• _Goal of the exercise_: Reproduce the material below line by line, beginning with its first line and ending with the line that contains "Chart.register(...registerables);"; leave out pictures.

• _Supplied information_:
##########

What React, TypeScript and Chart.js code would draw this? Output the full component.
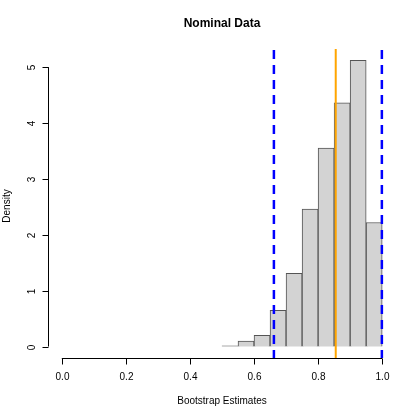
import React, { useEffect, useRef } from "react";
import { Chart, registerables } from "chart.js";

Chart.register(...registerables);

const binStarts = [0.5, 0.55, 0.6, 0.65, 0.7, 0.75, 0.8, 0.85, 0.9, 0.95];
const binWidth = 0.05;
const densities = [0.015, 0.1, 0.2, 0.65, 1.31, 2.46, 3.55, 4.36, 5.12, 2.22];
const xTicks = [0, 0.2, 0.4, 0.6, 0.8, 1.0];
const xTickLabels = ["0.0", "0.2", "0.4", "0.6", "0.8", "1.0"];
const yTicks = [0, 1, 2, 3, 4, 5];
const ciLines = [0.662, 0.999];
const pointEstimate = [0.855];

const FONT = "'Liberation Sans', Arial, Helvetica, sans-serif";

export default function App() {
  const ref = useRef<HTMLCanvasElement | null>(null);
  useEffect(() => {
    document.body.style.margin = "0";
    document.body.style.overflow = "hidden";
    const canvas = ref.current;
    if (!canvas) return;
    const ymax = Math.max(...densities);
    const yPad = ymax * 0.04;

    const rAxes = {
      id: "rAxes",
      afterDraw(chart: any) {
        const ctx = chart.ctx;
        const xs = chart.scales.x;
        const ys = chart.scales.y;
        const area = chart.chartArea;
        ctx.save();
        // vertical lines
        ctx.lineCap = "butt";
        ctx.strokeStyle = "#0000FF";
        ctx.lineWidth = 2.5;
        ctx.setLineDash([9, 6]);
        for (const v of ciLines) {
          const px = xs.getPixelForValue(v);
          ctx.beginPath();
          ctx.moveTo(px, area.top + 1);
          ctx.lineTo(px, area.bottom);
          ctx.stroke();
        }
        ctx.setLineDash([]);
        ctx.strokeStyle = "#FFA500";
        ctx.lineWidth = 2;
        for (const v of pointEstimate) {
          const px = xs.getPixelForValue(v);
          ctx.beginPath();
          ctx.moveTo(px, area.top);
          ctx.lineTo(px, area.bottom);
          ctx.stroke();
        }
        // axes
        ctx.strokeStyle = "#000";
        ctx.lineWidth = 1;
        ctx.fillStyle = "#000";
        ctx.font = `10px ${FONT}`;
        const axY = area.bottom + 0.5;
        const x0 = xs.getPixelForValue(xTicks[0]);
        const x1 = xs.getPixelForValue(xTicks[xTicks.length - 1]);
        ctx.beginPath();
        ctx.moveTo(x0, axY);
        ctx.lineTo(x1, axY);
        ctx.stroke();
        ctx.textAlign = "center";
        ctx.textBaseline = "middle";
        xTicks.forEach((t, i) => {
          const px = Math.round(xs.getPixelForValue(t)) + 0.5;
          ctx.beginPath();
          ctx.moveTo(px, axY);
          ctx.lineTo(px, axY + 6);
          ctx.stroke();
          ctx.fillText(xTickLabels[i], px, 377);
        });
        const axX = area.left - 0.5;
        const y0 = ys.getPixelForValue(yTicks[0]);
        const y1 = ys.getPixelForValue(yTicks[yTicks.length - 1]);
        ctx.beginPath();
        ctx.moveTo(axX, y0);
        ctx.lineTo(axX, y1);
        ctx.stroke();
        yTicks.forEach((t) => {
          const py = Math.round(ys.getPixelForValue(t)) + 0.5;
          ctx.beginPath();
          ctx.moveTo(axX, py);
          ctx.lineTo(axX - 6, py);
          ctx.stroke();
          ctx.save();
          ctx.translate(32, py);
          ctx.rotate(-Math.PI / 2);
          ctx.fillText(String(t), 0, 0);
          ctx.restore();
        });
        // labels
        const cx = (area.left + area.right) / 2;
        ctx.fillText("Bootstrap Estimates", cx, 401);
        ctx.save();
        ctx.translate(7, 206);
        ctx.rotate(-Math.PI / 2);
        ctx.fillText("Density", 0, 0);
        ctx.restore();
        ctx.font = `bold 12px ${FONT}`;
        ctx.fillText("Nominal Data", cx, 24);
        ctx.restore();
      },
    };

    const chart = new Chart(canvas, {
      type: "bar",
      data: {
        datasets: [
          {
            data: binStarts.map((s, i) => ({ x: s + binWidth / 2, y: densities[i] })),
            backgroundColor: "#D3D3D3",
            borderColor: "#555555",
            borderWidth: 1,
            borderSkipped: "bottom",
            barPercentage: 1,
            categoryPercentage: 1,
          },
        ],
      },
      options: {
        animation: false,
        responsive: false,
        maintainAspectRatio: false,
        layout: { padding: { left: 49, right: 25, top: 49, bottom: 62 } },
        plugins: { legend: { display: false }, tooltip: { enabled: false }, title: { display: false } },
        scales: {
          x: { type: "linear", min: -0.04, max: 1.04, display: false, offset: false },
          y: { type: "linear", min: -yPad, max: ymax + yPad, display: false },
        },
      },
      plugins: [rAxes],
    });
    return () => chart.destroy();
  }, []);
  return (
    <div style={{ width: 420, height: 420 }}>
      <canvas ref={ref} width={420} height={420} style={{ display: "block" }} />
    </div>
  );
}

##########

• _Response to this task_:
What React, TypeScript and Chart.js code would draw this? Output the full component.
import React, { useEffect, useRef } from "react";
import { Chart, registerables } from "chart.js";

Chart.register(...registerables);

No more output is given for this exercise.